▶ _Records provided_
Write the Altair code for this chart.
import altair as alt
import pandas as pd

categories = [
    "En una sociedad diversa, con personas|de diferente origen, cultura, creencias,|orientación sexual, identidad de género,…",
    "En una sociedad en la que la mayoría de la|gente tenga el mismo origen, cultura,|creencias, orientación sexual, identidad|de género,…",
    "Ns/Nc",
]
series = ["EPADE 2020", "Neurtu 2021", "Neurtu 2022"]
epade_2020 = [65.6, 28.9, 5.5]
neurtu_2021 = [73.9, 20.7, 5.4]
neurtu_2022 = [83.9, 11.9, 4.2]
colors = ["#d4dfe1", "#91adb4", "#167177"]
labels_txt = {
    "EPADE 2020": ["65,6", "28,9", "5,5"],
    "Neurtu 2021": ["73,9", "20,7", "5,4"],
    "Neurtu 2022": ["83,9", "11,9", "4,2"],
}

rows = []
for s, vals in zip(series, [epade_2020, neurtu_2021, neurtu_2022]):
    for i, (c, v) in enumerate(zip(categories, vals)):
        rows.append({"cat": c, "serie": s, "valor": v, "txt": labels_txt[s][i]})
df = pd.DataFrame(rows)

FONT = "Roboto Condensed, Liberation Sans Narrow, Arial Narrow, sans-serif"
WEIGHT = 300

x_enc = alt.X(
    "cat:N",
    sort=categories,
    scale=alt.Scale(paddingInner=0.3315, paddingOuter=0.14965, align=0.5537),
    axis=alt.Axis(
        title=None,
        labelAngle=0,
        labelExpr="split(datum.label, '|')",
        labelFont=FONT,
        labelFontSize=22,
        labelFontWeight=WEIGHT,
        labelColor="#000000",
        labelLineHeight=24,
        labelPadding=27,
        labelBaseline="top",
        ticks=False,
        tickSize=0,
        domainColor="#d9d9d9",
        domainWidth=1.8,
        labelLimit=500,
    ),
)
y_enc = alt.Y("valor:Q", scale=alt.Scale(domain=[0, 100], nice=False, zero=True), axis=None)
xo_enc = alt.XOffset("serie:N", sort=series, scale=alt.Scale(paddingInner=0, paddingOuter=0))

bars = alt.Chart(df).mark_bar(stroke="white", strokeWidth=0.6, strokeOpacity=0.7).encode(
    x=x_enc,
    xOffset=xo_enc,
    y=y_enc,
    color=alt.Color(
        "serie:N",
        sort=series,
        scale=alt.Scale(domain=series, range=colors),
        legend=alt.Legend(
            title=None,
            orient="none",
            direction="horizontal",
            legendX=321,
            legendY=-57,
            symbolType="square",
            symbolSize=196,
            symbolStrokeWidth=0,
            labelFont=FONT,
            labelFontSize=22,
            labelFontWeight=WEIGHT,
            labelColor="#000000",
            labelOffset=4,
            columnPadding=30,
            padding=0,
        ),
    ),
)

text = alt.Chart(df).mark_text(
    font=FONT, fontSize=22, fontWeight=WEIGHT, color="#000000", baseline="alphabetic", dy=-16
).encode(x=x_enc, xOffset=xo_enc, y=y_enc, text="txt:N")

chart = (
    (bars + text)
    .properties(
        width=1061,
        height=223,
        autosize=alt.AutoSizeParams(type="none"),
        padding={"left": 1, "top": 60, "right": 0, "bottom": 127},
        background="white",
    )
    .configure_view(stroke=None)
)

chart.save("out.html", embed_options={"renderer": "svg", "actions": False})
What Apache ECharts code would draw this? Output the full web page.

▶ _Aim of the task_
Emit the full listing verbatim.

▶ _Task response_
Write the Altair code for this chart.
import altair as alt
import pandas as pd

categories = [
    "En una sociedad diversa, con personas|de diferente origen, cultura, creencias,|orientación sexual, identidad de género,…",
    "En una sociedad en la que la mayoría de la|gente tenga el mismo origen, cultura,|creencias, orientación sexual, identidad|de género,…",
    "Ns/Nc",
]
series = ["EPADE 2020", "Neurtu 2021", "Neurtu 2022"]
epade_2020 = [65.6, 28.9, 5.5]
neurtu_2021 = [73.9, 20.7, 5.4]
neurtu_2022 = [83.9, 11.9, 4.2]
colors = ["#d4dfe1", "#91adb4", "#167177"]
labels_txt = {
    "EPADE 2020": ["65,6", "28,9", "5,5"],
    "Neurtu 2021": ["73,9", "20,7", "5,4"],
    "Neurtu 2022": ["83,9", "11,9", "4,2"],
}

rows = []
for s, vals in zip(series, [epade_2020, neurtu_2021, neurtu_2022]):
    for i, (c, v) in enumerate(zip(categories, vals)):
        rows.append({"cat": c, "serie": s, "valor": v, "txt": labels_txt[s][i]})
df = pd.DataFrame(rows)

FONT = "Roboto Condensed, Liberation Sans Narrow, Arial Narrow, sans-serif"
WEIGHT = 300

x_enc = alt.X(
    "cat:N",
    sort=categories,
    scale=alt.Scale(paddingInner=0.3315, paddingOuter=0.14965, align=0.5537),
    axis=alt.Axis(
        title=None,
        labelAngle=0,
        labelExpr="split(datum.label, '|')",
        labelFont=FONT,
        labelFontSize=22,
        labelFontWeight=WEIGHT,
        labelColor="#000000",
        labelLineHeight=24,
        labelPadding=27,
        labelBaseline="top",
        ticks=False,
        tickSize=0,
        domainColor="#d9d9d9",
        domainWidth=1.8,
        labelLimit=500,
    ),
)
y_enc = alt.Y("valor:Q", scale=alt.Scale(domain=[0, 100], nice=False, zero=True), axis=None)
xo_enc = alt.XOffset("serie:N", sort=series, scale=alt.Scale(paddingInner=0, paddingOuter=0))

bars = alt.Chart(df).mark_bar(stroke="white", strokeWidth=0.6, strokeOpacity=0.7).encode(
    x=x_enc,
    xOffset=xo_enc,
    y=y_enc,
    color=alt.Color(
        "serie:N",
        sort=series,
        scale=alt.Scale(domain=series, range=colors),
        legend=alt.Legend(
            title=None,
            orient="none",
            direction="horizontal",
            legendX=321,
            legendY=-57,
            symbolType="square",
            symbolSize=196,
            symbolStrokeWidth=0,
            labelFont=FONT,
            labelFontSize=22,
            labelFontWeight=WEIGHT,
            labelColor="#000000",
            labelOffset=4,
            columnPadding=30,
            padding=0,
        ),
    ),
)

text = alt.Chart(df).mark_text(
    font=FONT, fontSize=22, fontWeight=WEIGHT, color="#000000", baseline="alphabetic", dy=-16
).encode(x=x_enc, xOffset=xo_enc, y=y_enc, text="txt:N")

chart = (
    (bars + text)
    .properties(
        width=1061,
        height=223,
        autosize=alt.AutoSizeParams(type="none"),
        padding={"left": 1, "top": 60, "right": 0, "bottom": 127},
        background="white",
    )
    .configure_view(stroke=None)
)

chart.save("out.html", embed_options={"renderer": "svg", "actions": False})
What Apache ECharts code would draw this? Output the full web page.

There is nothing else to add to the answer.